Nous pouvons néanmoins regretter, à l'unisson avec l'Association des départements de France, qu'il n'existe pas encore un centre unique, regroupant l'ensemble des structures qui entrent en jeu dans la procédure d'adoption. Les départements regrettent également que le suivi post-adoption ne soit pas davantage renforcé, notamment pour les familles qui adoptent des enfants handicapés ou des adolescents qui ont déjà connu des familles au titre de l'Aide sociale à l'enfance.
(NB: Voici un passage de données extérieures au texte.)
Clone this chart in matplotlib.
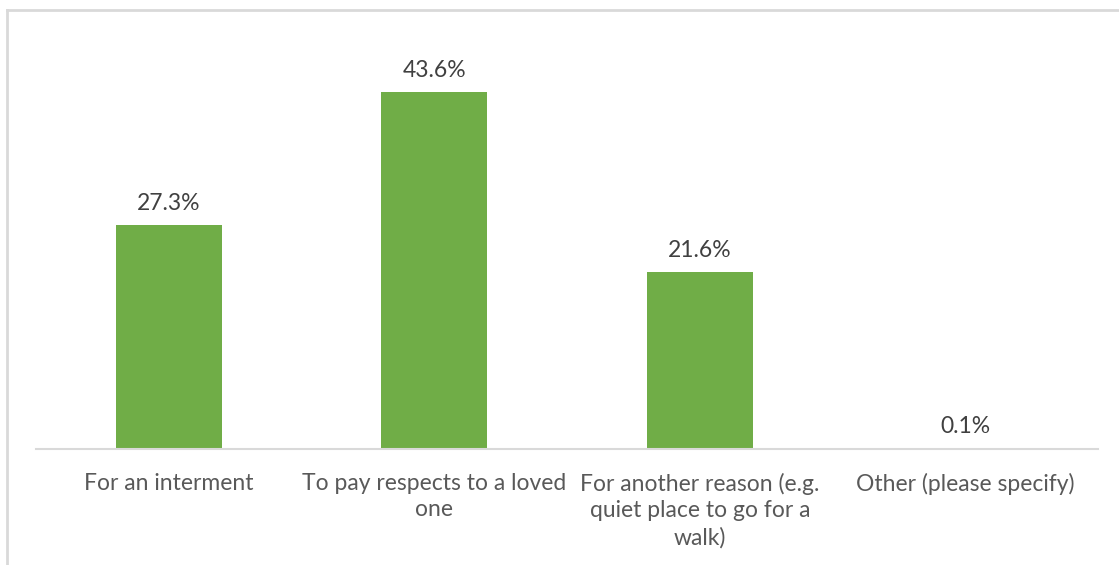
import matplotlib
matplotlib.use("Agg")
import matplotlib.pyplot as plt
from matplotlib.lines import Line2D

categories = ["For an interment",
              "To pay respects to a loved\none",
              "For another reason (e.g.\nquiet place to go for a\nwalk)",
              "Other (please specify)"]
values = [27.3, 43.6, 21.6, 0.1]
value_labels = ["27.3%", "43.6%", "21.6%", "0.1%"]

plt.rcParams['font.family'] = ['Lato', 'DejaVu Sans']

W, H = 1119, 565
fig = plt.figure(figsize=(W/100, H/100), dpi=100)
fig.patch.set_facecolor("white")

# outer chart frame (partly cropped)
fig.add_artist(Line2D([7/W, 7/W], [0, 1 - 10/H], transform=fig.transFigure,
                      color="#d9d9d9", lw=2))
fig.add_artist(Line2D([7/W, 1], [1 - 10/H, 1 - 10/H], transform=fig.transFigure,
                      color="#d9d9d9", lw=2))

left, right = 36/W, 1098/W
bottom, top = 1 - 449/H, 1 - 30/H
ax = fig.add_axes([left, bottom, right - left, top - bottom])
ax.set_facecolor("none")

x = list(range(len(categories)))
ax.bar(x, values, width=0.4, color="#70ad47")
ax.set_xlim(-0.5, len(categories) - 0.5)
ax.set_ylim(0, (449 - 30) / 8.19)

for xi, v, lab in zip(x, values, value_labels):
    ax.annotate(lab, (xi, v), xytext=(0, 15.5), textcoords="offset points",
                ha="center", va="center", fontsize=16.5, color="#404040")

for s in ["top", "right", "left"]:
    ax.spines[s].set_visible(False)
ax.spines["bottom"].set_color("#d9d9d9")
ax.spines["bottom"].set_linewidth(1.5)
ax.set_yticks([])
ax.set_xticks(x)
ax.set_xticklabels(categories, fontsize=16.5, color="#595959", linespacing=1.32)
ax.tick_params(axis="x", length=0, pad=17)

fig.savefig("out.png", dpi=100)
La proposition de loi entend aussi adapter le dispositif français de l'adoption aux réalités d'aujourd'hui, avec une refonte du dispositif d'agrément – c'est à saluer – , une modification de la composition des conseils de famille ou encore une remise en cohérence des textes législatifs. Il s'agit notamment de prendre en compte l'évolution de la société et de renforcer l'égalité entre adoptants, en ouvrant la possibilité aux couples non mariés d'adopter, ce que nous saluons. Nous défendrons ainsi un amendement visant à interdire les discriminations à l'adoption entre couples mariés ou non mariés – sujet largement débattu en commission – , qu'ils vivent en concubinage ou soient liés par un PACS. Néanmoins, plusieurs membres de notre groupe expriment un regret : l'absence de réécriture du chapitre sur la filiation dans le code civil, en lien avec l'adoption du projet de loi relatif à la bioéthique.

Enfin, nous défendrons également des amendements visant à maintenir l'activité des OAA, laissant ainsi le choix aux parents de la structure à laquelle confier leur enfant. Voilà, mes chers collègues, comment nous abordons l'examen de ce texte ; le groupe Libertés et territoires soutiendra la proposition de loi.